Appelé Qbeta, il a été modifié afin qu’on puisse le lier avec un glucide et porter un PNAG jusque dans l’organisme. Un choix d’autant plus important que PNAG seul n’est pas capable de provoquer une réponse immunitaire forte. Mais Qbeta, lui, arrive à muscler cette réaction afin que la protection soit plus forte.

Testée chez la souris, la combinaison bactériophage et glucide a montré une protection très élevée contre le staphylocoque doré et le staphylocoque résistant à la méticiline.

Le vaccin est désormais en train d’être testé sur l’Homme dans un essai clinique. Il n’aura pas vocation à annuler l’antibiorésistance chez le patient. Mais plutôt à être administré très en amont dans la vie, afin de tuer les bactéries dangereuses, qu’elles soient déjà résistantes aux antibiotiques ou non.

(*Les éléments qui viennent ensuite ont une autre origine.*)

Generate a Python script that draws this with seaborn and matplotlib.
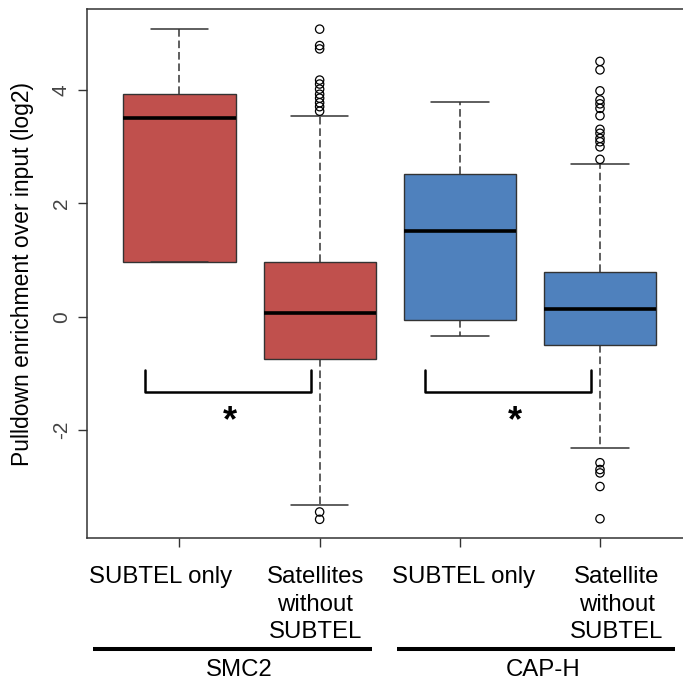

« Quand les essais cliniques seront terminés, nous proposerons de l’administrer aux enfants pour les protéger d’infections dangereuses, comme on le fait déjà pour la poliomyélite ou les infections à pneumocoques dans les cliniques », détaille le Pr Huang.

Comme le glucide PNAG est retrouvé à la surface de nombreuses bactéries, l’équipe espère faire d’une pierre deux coups.

Ce vaccin pourrait potentiellement être efficace contre de nombreux types de bactéries, pas seulement le staphylocoque doré. Si l’équipe y parvenait, il pourrait donc devenir un vaccin à large spectre, qui cible de multiples pathogènes dangereux pour l’humain.